Figure 15.6. The incision has been made and the fascia divided. As the surgeon would view the field: Distal is to the left, and proximal is to the right; anterior is up and posterior is down. The arrows indicate the posterior edge of the medius tendon inserting onto the trochanter. VL, vastus lateralis; T, trochanter.

Figure 15.7. The sciatic nerve is seen passing proximal to distal (left to right) posterior to the quadratus femoris muscle in this image from another patient. T, trochanter; VL, vastus lateralis; SN, sciatic nerve.

Figure 15.8. In this picture, distal is to the left, and proximal to the right. The piriformis tendon is indicated by the clamp behind it. The arrow identifies the tip of the trochanter. VL, vastus lateralis.
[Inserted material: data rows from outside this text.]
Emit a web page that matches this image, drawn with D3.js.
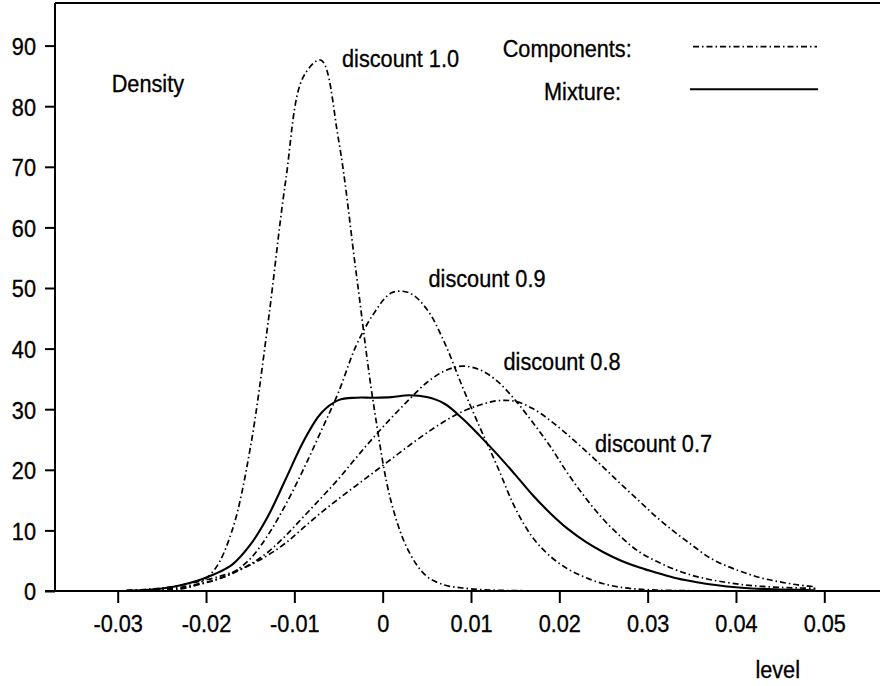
<!DOCTYPE html>
<html>
<head>
<meta charset="utf-8">
<script src="https://cdn.jsdelivr.net/npm/d3@7"></script>
<style>
  html, body { margin: 0; padding: 0; background: #fff; }
  svg { display: block; font-family: "Liberation Sans", Arial, Helvetica, sans-serif; }
  text { fill: #000; stroke: #000; stroke-width: 0.3px; }
</style>
</head>
<body>
<svg id="chart" width="880" height="686"></svg>
<script>
// Grid of "level" values at which the densities are tabulated
const levels = [-0.029,-0.027,-0.025,-0.023,-0.021,-0.019,-0.017,-0.015,-0.013,-0.011,
                -0.009,-0.007,-0.005,-0.003,-0.001,0.001,0.003,0.005,0.007,0.009,
                0.011,0.013,0.015,0.017,0.019,0.021,0.023,0.025,0.027,0.029,
                0.031,0.033,0.035,0.037,0.039,0.041,0.043,0.045,0.047,0.049];

// Component densities, one per discount factor
const discount10 = [0.0,0.02,0.08,0.3,1.1,3.6,10.2,23.5,44.0,67.5,
                    84.8,87.6,74.5,52.5,30.5,14.5,6.4,2.4,1.0,0.5,
                    0.25,0.12,0.06,0.03,0.02,0.02,0.02,0.02,0.02,0.02,
                    0.02,0.02,0.02,0.02,0.02,0.02,0.02,0.02,0.02,0.02];
const discount09 = [0.02,0.05,0.15,0.4,1.0,1.8,3.0,5.3,9.2,14.2,
                    20.0,26.3,32.8,40.5,45.8,49.2,49.2,46.5,41.0,33.8,
                    27.0,20.5,13.7,8.8,5.7,3.6,2.2,1.2,0.6,0.3,
                    0.15,0.08,0.04,0.03,0.02,0.02,0.02,0.02,0.02,0.02];
const discount08 = [0.05,0.12,0.3,0.6,1.1,1.8,2.9,4.4,6.4,9.1,
                    12.2,15.3,18.5,22.0,25.4,28.6,31.6,34.4,36.3,37.1,
                    36.5,34.6,31.5,27.8,23.8,19.3,15.3,11.8,8.9,6.5,
                    4.9,3.6,2.6,1.9,1.4,1.0,0.75,0.6,0.5,0.45];
const discount07 = [0.1,0.25,0.5,0.9,1.5,2.2,3.1,4.3,5.9,7.9,
                    10.4,12.9,15.2,17.4,19.6,21.8,24.0,26.1,28.0,29.6,
                    30.7,31.4,31.3,30.1,28.1,25.7,23.1,20.4,17.6,14.9,
                    12.2,9.8,7.6,5.5,4.1,3.0,2.1,1.5,1.0,0.7];
// Mixture density
const mixture = [0.05,0.15,0.4,0.9,1.7,2.8,4.4,7.6,12.3,18.4,
                 24.6,29.3,31.5,31.9,31.9,32.0,32.3,32.0,30.9,28.5,
                 25.6,22.5,19.2,15.8,12.8,10.2,8.1,6.4,5.0,3.9,
                 3.0,2.2,1.6,1.1,0.75,0.5,0.35,0.25,0.18,0.12];

const componentNames = ["discount 1.0", "discount 0.9", "discount 0.8", "discount 0.7"];
const componentSeries = [discount10, discount09, discount08, discount07];

// Axis ticks
const xTicks = [-0.03,-0.02,-0.01,0,0.01,0.02,0.03,0.04,0.05];
const xTickLabels = ["-0.03","-0.02","-0.01","0","0.01","0.02","0.03","0.04","0.05"];
const yTicks = [0,10,20,30,40,50,60,70,80,90];
const yTickLabels = ["0","10","20","30","40","50","60","70","80","90"];

const svg = d3.select("#chart");
const W = 880;
const FONT = 21.7;
const STRETCH = "scale(1,1.08)";
const DASHDOT = "6,3,1.5,3";

const x = d3.scaleLinear().domain([-0.03, 0.05]).range([117.7, 824.3]);
const y = d3.scaleLinear().domain([0, 90]).range([591, 45.6]);

// Frame: top rule, left axis line, bottom axis line
svg.append("line").attr("x1", 55).attr("x2", W)
  .attr("y1", 3).attr("y2", 3).attr("stroke", "#000").attr("stroke-width", 2);
svg.append("line").attr("x1", 55).attr("x2", 55)
  .attr("y1", 3).attr("y2", y(0)).attr("stroke", "#000").attr("stroke-width", 2);
svg.append("line").attr("x1", 45).attr("x2", W)
  .attr("y1", y(0)).attr("y2", y(0)).attr("stroke", "#000").attr("stroke-width", 2);

// Bottom axis
const gx = svg.append("g").attr("transform", `translate(0,${y(0)})`)
  .call(d3.axisBottom(x).tickValues(xTicks)
    .tickFormat((d, i) => xTickLabels[i]).tickSize(12).tickSizeOuter(0));
gx.select(".domain").remove();
gx.selectAll(".tick line").attr("stroke", "#000").attr("stroke-width", 2);
gx.selectAll(".tick text")
  .attr("y", null).attr("dy", null)
  .attr("transform", `translate(0,40.7) ${STRETCH}`)
  .attr("font-size", FONT).attr("font-family", null).attr("fill", "#000");

// Left axis
const gy = svg.append("g").attr("transform", "translate(55,0)")
  .call(d3.axisLeft(y).tickValues(yTicks)
    .tickFormat((d, i) => yTickLabels[i]).tickSize(10).tickSizeOuter(0));
gy.select(".domain").remove();
gy.selectAll(".tick line").attr("stroke", "#000").attr("stroke-width", 2);
gy.selectAll(".tick text")
  .attr("x", null).attr("dy", null)
  .attr("transform", `translate(-19,8.8) ${STRETCH}`)
  .attr("font-size", FONT).attr("font-family", null).attr("fill", "#000");

// Curves
const line = d3.line()
  .x((d, i) => x(levels[i]))
  .y(d => y(d))
  .curve(d3.curveCatmullRom.alpha(0.5));

const curves = svg.append("g").attr("fill", "none").attr("stroke", "#000");
componentSeries.forEach((s, k) => {
  curves.append("path")
    .attr("class", "component")
    .attr("data-name", componentNames[k])
    .attr("d", line(s))
    .attr("stroke-width", 1.7)
    .attr("stroke-dasharray", DASHDOT);
});
curves.append("path")
  .attr("class", "mixture")
  .attr("d", line(mixture))
  .attr("stroke-width", 2.1);

// Text annotations
function label(px, py, txt, anchor) {
  svg.append("text")
    .attr("transform", `translate(${px},${py}) ${STRETCH}`)
    .attr("text-anchor", anchor || "start")
    .attr("font-size", FONT)
    .text(txt);
}
label(111.7, 91.7, "Density");
label(342, 66.5, componentNames[0]);
label(428.5, 286.5, componentNames[1]);
label(503.5, 370, componentNames[2]);
label(595, 451.7, componentNames[3]);
label(777.7, 678, "level", "middle");

// Legend
label(502.7, 57, "Components:");
label(544, 99.5, "Mixture:");
svg.append("line").attr("x1", 693).attr("x2", 817).attr("y1", 46.7).attr("y2", 46.7)
  .attr("stroke", "#000").attr("stroke-width", 1.7).attr("stroke-dasharray", DASHDOT);
svg.append("line").attr("x1", 690).attr("x2", 818).attr("y1", 89.3).attr("y2", 89.3)
  .attr("stroke", "#000").attr("stroke-width", 2.1);
</script>
</body>
</html>
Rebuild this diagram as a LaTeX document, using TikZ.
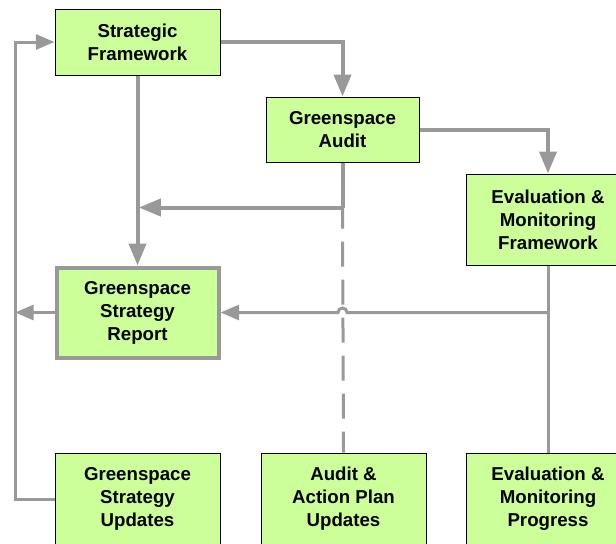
\documentclass[tikz,border=0pt]{standalone}
\usepackage{fontspec}
\setmainfont{Liberation Sans}
\usetikzlibrary{arrows.meta}
\definecolor{boxgreen}{HTML}{CCFF99}
\definecolor{linkgray}{HTML}{999999}
\begin{document}
\begin{tikzpicture}[x=0.75pt,y=-0.75pt,
  box/.style={draw=black, line width=0.75pt, fill=boxgreen, align=center,
    font=\bfseries\fontsize{14}{17.25}\selectfont, inner sep=0pt},
  keybox/.style={box, draw=linkgray, line width=3pt},
  link/.style={draw=linkgray, line width=3pt},
  thinlink/.style={draw=linkgray, line width=2.25pt},
  bigtip/.style={-{Triangle[width=12.75pt,length=16.5pt]}},
  smalltip/.style={-{Triangle[width=11.25pt,length=14pt]}},
]
\useasboundingbox (0,0) rectangle (616,543);

% boxes
\node[box, minimum width=123.75pt, minimum height=49.5pt] (sf) at (137.5,42) {Strategic\\Framework};
\node[box, minimum width=114.75pt, minimum height=48.75pt] (audit) at (342.5,129.5) {Greenspace\\Audit};
\node[box, minimum width=123pt, minimum height=68.25pt] (evf) at (548,219.5) {Evaluation \&\\Monitoring\\Framework};
\node[keybox, minimum width=121.5pt, minimum height=67.5pt] (report) at (137.5,312.5) {Greenspace\\Strategy\\Report};
\node[box, minimum width=123.75pt, minimum height=69pt] (upd) at (137.5,499) {Greenspace\\Strategy\\Updates};
\node[box, minimum width=123.75pt, minimum height=69pt] (aup) at (343.5,499) {Audit \&\\Action Plan\\Updates};
\node[box, minimum width=123pt, minimum height=69pt] (evp) at (548,499) {Evaluation \&\\Monitoring\\Progress};

% helper points
\path (audit.south) ++(0,45) coordinate (aj);
\coordinate (lp) at (15,0);
\coordinate (ej) at (evf.south |- report.east);
\path (aj |- ej) ++(4.5,0) coordinate (hopR);

% strategic framework outputs
\draw[link,bigtip] (sf.east) -| (audit.north);
\draw[link,bigtip] (sf.south) -- (report.north);

% audit feeds back into the framework-to-report line
\draw[link] (audit.south) -- (aj);
\draw[link,bigtip,shorten >=1pt] (aj) -- (aj -| sf.south);
\draw[thinlink, dash pattern=on 18.75pt off 9.75pt, dash phase=3pt] (aj) -- (aup.north);

% evaluation branch
\draw[link,bigtip] (audit.east) -| (evf.north);
\draw[thinlink] (evf.south) -- (evp.north);
\draw[thinlink,smalltip] (ej) -- (hopR)
  arc[start angle=0, end angle=-180, radius=4.5] -- (report.east);

% feedback loop
\draw[thinlink,smalltip] (report.west) -- (report.west -| lp);
\draw[thinlink,smalltip] (upd.west) -- (upd.west -| lp) |- (sf.west);
\end{tikzpicture}
\end{document}
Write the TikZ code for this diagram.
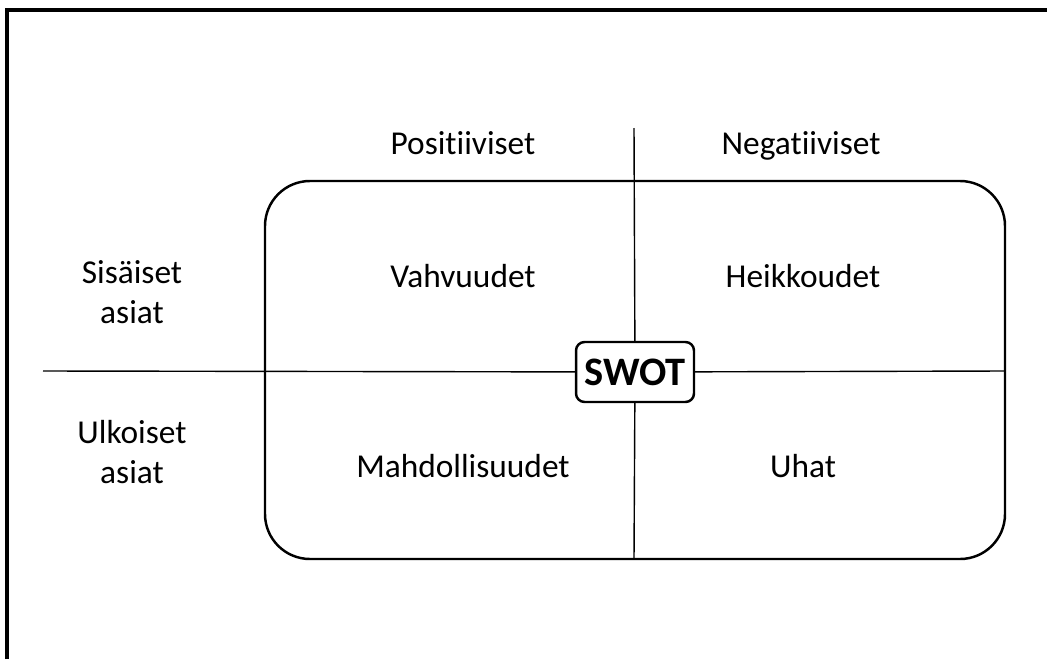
\documentclass[tikz,border=0pt]{standalone}
\usepackage{fontspec}
\setmainfont{Carlito}[Ligatures=NoCommon]
\begin{document}
\begin{tikzpicture}[x=0.02cm,y=-0.02cm,
  label node/.style={font=\fontsize{19}{22.5}\selectfont,align=center,inner sep=0pt},
  swot node/.style={draw,fill=white,line width=1.4pt,rounded corners=0.17cm,
    minimum width=2.36cm,minimum height=1.2cm,inner sep=0pt,
    font=\fontsize{23}{27}\selectfont\bfseries}]

  \useasboundingbox (0,0) rectangle (1047,659);

  % frame and field
  \draw[line width=1.8pt] (7,659) |- (1047,10);
  \draw[line width=1.4pt,rounded corners=0.9cm] (265,181) rectangle (1005,559);

  \coordinate (top) at (634,128);
  \coordinate (bottom) at (634,559);
  \coordinate (left) at (43,371);
  \coordinate (right) at (1005,371);
  \node[swot node] (swot) at (635,372) {SWOT};

  \node[label node,anchor=base] (pos) at (463,154) {Positiiviset};
  \node[label node,anchor=base] (neg) at (801,154) {Negatiiviset};
  \node[label node] (int) at (132,292) {Sisäiset\\asiat};
  \node[label node] (ext) at (132,452) {Ulkoiset\\asiat};
  \node[label node,anchor=base] (s) at (463,287) {Vahvuudet};
  \node[label node,anchor=base] (w) at (803,287) {Heikkoudet};
  \node[label node,anchor=base] (o) at (463,477) {Mahdollisuudet};
  \node[label node,anchor=base] (t) at (803,477) {Uhat};

  \path[line width=0.8pt]
   (top) edge (swot)
   (swot) edge (bottom)
   (left) edge (swot)
   (swot) edge (right);
\end{tikzpicture}
\end{document}
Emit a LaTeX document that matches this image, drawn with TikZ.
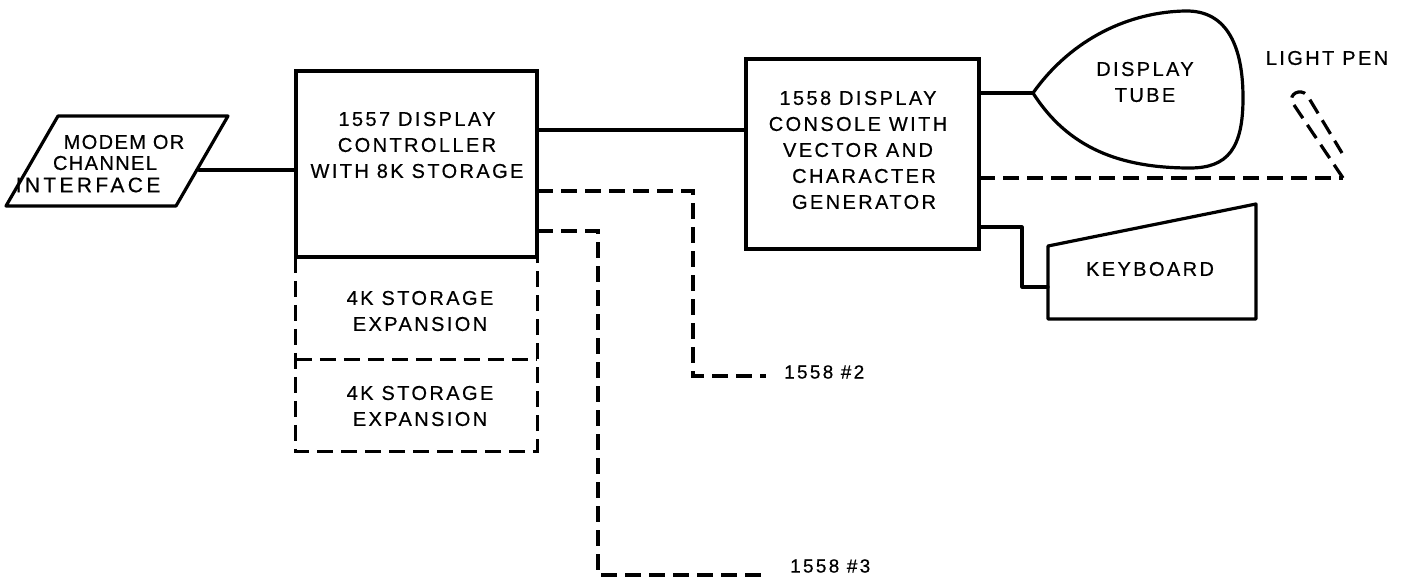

The sciatic nerve is palpated posterior to the quadratus femoris and its position clearly noted (Fig. 15.7). Awareness of the nerve position is maintained throughout the operation, and it is protected from tension by extension of the hip and flexion of the knee. The piriformis tendon is identified by palpation posterior to and underneath the edge of the gluteus medius, which is attached to the trochanter (Figs. 15.8 and 15.9). The tendon is separated from the underlying capsule by gentle spreading the right angled clamp and by passing a soft tissue elevator between the short rotators and the capsule surface (Fig. 15.10). A tag suture is passed through the tendon approximately 1.0 cm from its insertion and looped around the tendon to grasp it. The tendon is divided with the Bovie near the insertion. As an alternative, and to increase postoperative hip stability, the tendon can be retracted and attempts made to preserve it throughout the procedure (36). The conjoined tendon of the obturator internus
and the gemelli muscles (see Fig. 15.9) is identified in like fashion, tagged, and divided. Note that this tendon is frequently on the undersurface of the musculature and must be located by palpation rather than by direct vision. When these two tendons are reflected, the sciatic nerve usually passes behind the conjoined tendon and attached muscles, and is in front of the piriformis tendon/muscle. However, there is substantial variation among patients and one must be on the lookout for a split sciatic nerve on either side of either tendon.